健康で活動できる間は自己責任に基づき、身の回りのことは自分で行うという「自己力」を高め、長い人生を活き活きと自立し、誇りを持って社会の支え手や担い手として活躍でき、支えが必要となった時でも尊厳のある生き方ができる社会の実現が重要である。全ての高齢者が、尊厳のある生き方ができるよう、これまでの人生65年を前提とした社会から脱却し、「人生90年時代」に対応した超高齢社会における基本的な考え方を以下で整理する。

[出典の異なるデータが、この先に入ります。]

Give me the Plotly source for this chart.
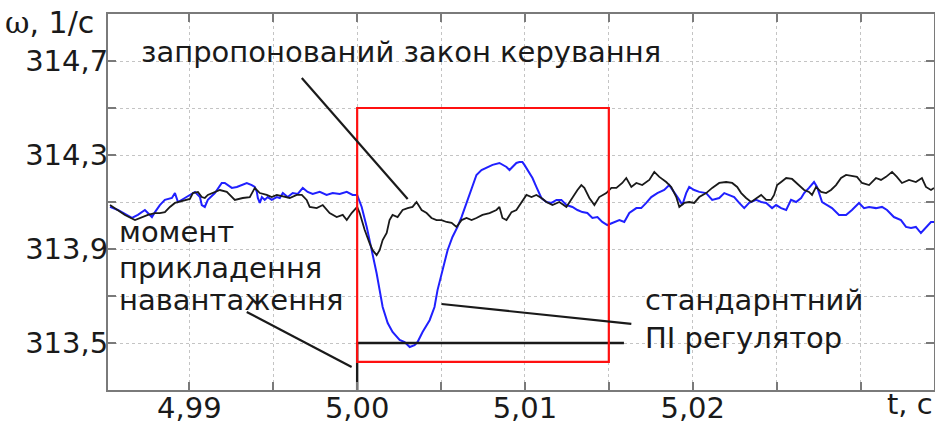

(1)「高齢者」の捉え方の意識改革 ~65歳は高齢者か~

「高齢者」は、支えが必要であるとする考え方や社会の在り様は、意欲と能力のある現役の65歳以上の者の実態から乖離しており、高齢者の意欲と能力を活用する上で阻害要因ともなっている。

また、65歳以上であっても社会の重要な支え手、担い手として活躍している人もいるなかで、これらの人を年齢によって一律に「支えられる人」と捉えることは、活躍している人や活躍したいと思っている人の誇りや尊厳を傷つけることにもなりかねない。

こうした認識と実態の乖離を解消し、社会の支え手となり続けるとともに、支えが必要となった時にも、周囲の支えにより可能な限り自立し、人間らしく生活できる尊厳のある生き方を実現させていくことが求められる。

高齢者の意欲や能力を最大限活かすためにも、「支えが必要な人」という高齢者像の固定観念を変え、意欲と能力のある65歳以上の者には支える側にまわってもらう意識改革が必要である。このように、65歳以上の者の捉え方に対する国民の意識変革が不可欠であり、それに向けた啓発が必要である。その際には、楽しく豊かで円熟した人生を送っているという、多様なロールモデルについての情報提供も重要である。

一方、社会保障制度をはじめとする既存の各制度における施策の趣旨及び現在の取扱を踏まえ、国民生活や将来設計の安心の確保等を考慮して、検討は多角的な観点からすべきであり、引き続き中長期的課題として国民的議論を深め、合意形成をしていく必要がある。